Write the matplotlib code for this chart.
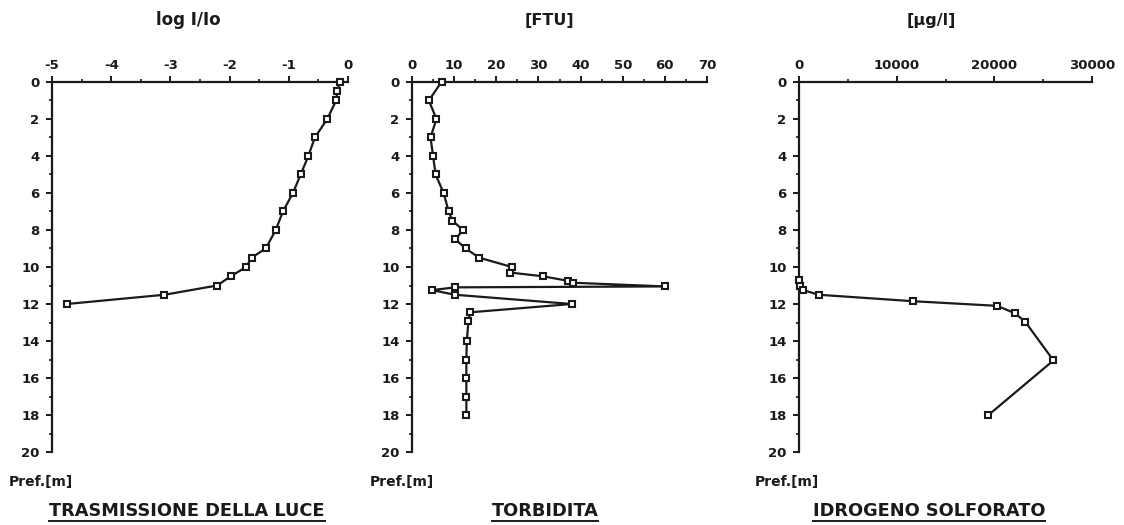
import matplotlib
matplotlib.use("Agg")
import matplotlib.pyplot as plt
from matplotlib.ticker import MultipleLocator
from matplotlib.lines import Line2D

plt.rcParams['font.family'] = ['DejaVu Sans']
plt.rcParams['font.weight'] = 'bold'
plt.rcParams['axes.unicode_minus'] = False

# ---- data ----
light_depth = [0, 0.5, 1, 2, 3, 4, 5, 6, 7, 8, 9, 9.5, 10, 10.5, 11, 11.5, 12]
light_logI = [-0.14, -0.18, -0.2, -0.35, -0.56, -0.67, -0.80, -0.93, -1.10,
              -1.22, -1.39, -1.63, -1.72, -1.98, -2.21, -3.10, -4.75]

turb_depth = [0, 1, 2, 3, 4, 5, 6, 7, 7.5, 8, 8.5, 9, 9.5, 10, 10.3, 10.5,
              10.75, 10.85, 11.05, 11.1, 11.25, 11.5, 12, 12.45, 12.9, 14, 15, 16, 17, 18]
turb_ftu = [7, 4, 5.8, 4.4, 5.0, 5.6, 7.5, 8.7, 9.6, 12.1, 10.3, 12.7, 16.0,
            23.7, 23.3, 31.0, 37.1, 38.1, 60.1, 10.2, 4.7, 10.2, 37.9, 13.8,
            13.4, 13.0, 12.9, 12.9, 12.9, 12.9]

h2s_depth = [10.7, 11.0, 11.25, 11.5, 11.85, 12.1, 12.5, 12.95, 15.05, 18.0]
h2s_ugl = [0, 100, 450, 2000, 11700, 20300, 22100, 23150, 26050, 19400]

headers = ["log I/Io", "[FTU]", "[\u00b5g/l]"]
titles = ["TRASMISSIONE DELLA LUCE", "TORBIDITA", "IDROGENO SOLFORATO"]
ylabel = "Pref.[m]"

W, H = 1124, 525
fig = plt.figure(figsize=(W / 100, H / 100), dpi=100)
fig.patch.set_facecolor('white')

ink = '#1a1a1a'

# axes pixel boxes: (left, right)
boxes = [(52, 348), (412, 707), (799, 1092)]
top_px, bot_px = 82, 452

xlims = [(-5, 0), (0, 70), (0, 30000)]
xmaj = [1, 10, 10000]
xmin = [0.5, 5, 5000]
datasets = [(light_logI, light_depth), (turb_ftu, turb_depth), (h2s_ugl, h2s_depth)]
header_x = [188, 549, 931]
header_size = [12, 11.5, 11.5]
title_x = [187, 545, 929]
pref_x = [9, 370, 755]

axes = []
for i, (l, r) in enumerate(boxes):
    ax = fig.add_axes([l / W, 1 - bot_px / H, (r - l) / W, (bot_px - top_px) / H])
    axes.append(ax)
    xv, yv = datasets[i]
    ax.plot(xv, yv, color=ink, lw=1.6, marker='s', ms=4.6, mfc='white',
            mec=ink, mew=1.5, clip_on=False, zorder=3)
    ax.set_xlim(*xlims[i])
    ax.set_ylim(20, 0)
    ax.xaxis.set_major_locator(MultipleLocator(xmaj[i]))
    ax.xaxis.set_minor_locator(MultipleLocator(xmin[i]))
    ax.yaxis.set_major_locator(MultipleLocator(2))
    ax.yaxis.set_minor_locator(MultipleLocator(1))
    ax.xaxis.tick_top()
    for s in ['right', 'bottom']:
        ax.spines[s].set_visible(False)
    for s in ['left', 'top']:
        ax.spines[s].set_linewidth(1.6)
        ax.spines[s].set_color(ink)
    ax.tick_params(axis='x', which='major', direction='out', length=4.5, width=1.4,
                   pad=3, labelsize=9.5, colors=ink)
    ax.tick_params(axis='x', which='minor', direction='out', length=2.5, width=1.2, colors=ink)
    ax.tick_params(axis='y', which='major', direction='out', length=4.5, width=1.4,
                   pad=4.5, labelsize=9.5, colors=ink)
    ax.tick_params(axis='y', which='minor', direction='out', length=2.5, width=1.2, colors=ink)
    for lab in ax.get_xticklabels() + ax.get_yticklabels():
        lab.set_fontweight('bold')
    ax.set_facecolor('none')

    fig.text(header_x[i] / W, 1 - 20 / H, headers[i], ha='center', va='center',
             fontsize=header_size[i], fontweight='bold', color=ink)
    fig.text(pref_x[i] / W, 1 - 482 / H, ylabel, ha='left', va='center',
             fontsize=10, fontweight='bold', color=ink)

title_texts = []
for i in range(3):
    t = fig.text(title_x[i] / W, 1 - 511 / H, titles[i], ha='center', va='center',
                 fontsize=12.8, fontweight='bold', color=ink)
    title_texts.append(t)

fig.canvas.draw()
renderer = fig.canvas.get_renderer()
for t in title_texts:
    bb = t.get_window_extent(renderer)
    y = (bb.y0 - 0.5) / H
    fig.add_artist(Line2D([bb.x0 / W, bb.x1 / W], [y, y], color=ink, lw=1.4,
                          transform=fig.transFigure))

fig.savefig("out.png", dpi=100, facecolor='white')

┄┄┄┄┄┄

Task goal. Leave out the pictures and give the listing above again exactly.

Task solution.
Write the matplotlib code for this chart.
import matplotlib
matplotlib.use("Agg")
import matplotlib.pyplot as plt
from matplotlib.ticker import MultipleLocator
from matplotlib.lines import Line2D

plt.rcParams['font.family'] = ['DejaVu Sans']
plt.rcParams['font.weight'] = 'bold'
plt.rcParams['axes.unicode_minus'] = False

# ---- data ----
light_depth = [0, 0.5, 1, 2, 3, 4, 5, 6, 7, 8, 9, 9.5, 10, 10.5, 11, 11.5, 12]
light_logI = [-0.14, -0.18, -0.2, -0.35, -0.56, -0.67, -0.80, -0.93, -1.10,
              -1.22, -1.39, -1.63, -1.72, -1.98, -2.21, -3.10, -4.75]

turb_depth = [0, 1, 2, 3, 4, 5, 6, 7, 7.5, 8, 8.5, 9, 9.5, 10, 10.3, 10.5,
              10.75, 10.85, 11.05, 11.1, 11.25, 11.5, 12, 12.45, 12.9, 14, 15, 16, 17, 18]
turb_ftu = [7, 4, 5.8, 4.4, 5.0, 5.6, 7.5, 8.7, 9.6, 12.1, 10.3, 12.7, 16.0,
            23.7, 23.3, 31.0, 37.1, 38.1, 60.1, 10.2, 4.7, 10.2, 37.9, 13.8,
            13.4, 13.0, 12.9, 12.9, 12.9, 12.9]

h2s_depth = [10.7, 11.0, 11.25, 11.5, 11.85, 12.1, 12.5, 12.95, 15.05, 18.0]
h2s_ugl = [0, 100, 450, 2000, 11700, 20300, 22100, 23150, 26050, 19400]

headers = ["log I/Io", "[FTU]", "[\u00b5g/l]"]
titles = ["TRASMISSIONE DELLA LUCE", "TORBIDITA", "IDROGENO SOLFORATO"]
ylabel = "Pref.[m]"

W, H = 1124, 525
fig = plt.figure(figsize=(W / 100, H / 100), dpi=100)
fig.patch.set_facecolor('white')

ink = '#1a1a1a'

# axes pixel boxes: (left, right)
boxes = [(52, 348), (412, 707), (799, 1092)]
top_px, bot_px = 82, 452

xlims = [(-5, 0), (0, 70), (0, 30000)]
xmaj = [1, 10, 10000]
xmin = [0.5, 5, 5000]
datasets = [(light_logI, light_depth), (turb_ftu, turb_depth), (h2s_ugl, h2s_depth)]
header_x = [188, 549, 931]
header_size = [12, 11.5, 11.5]
title_x = [187, 545, 929]
pref_x = [9, 370, 755]

axes = []
for i, (l, r) in enumerate(boxes):
    ax = fig.add_axes([l / W, 1 - bot_px / H, (r - l) / W, (bot_px - top_px) / H])
    axes.append(ax)
    xv, yv = datasets[i]
    ax.plot(xv, yv, color=ink, lw=1.6, marker='s', ms=4.6, mfc='white',
            mec=ink, mew=1.5, clip_on=False, zorder=3)
    ax.set_xlim(*xlims[i])
    ax.set_ylim(20, 0)
    ax.xaxis.set_major_locator(MultipleLocator(xmaj[i]))
    ax.xaxis.set_minor_locator(MultipleLocator(xmin[i]))
    ax.yaxis.set_major_locator(MultipleLocator(2))
    ax.yaxis.set_minor_locator(MultipleLocator(1))
    ax.xaxis.tick_top()
    for s in ['right', 'bottom']:
        ax.spines[s].set_visible(False)
    for s in ['left', 'top']:
        ax.spines[s].set_linewidth(1.6)
        ax.spines[s].set_color(ink)
    ax.tick_params(axis='x', which='major', direction='out', length=4.5, width=1.4,
                   pad=3, labelsize=9.5, colors=ink)
    ax.tick_params(axis='x', which='minor', direction='out', length=2.5, width=1.2, colors=ink)
    ax.tick_params(axis='y', which='major', direction='out', length=4.5, width=1.4,
                   pad=4.5, labelsize=9.5, colors=ink)
    ax.tick_params(axis='y', which='minor', direction='out', length=2.5, width=1.2, colors=ink)
    for lab in ax.get_xticklabels() + ax.get_yticklabels():
        lab.set_fontweight('bold')
    ax.set_facecolor('none')

    fig.text(header_x[i] / W, 1 - 20 / H, headers[i], ha='center', va='center',
             fontsize=header_size[i], fontweight='bold', color=ink)
    fig.text(pref_x[i] / W, 1 - 482 / H, ylabel, ha='left', va='center',
             fontsize=10, fontweight='bold', color=ink)

title_texts = []
for i in range(3):
    t = fig.text(title_x[i] / W, 1 - 511 / H, titles[i], ha='center', va='center',
                 fontsize=12.8, fontweight='bold', color=ink)
    title_texts.append(t)

fig.canvas.draw()
renderer = fig.canvas.get_renderer()
for t in title_texts:
    bb = t.get_window_extent(renderer)
    y = (bb.y0 - 0.5) / H
    fig.add_artist(Line2D([bb.x0 / W, bb.x1 / W], [y, y], color=ink, lw=1.4,
                          transform=fig.transFigure))

fig.savefig("out.png", dpi=100, facecolor='white')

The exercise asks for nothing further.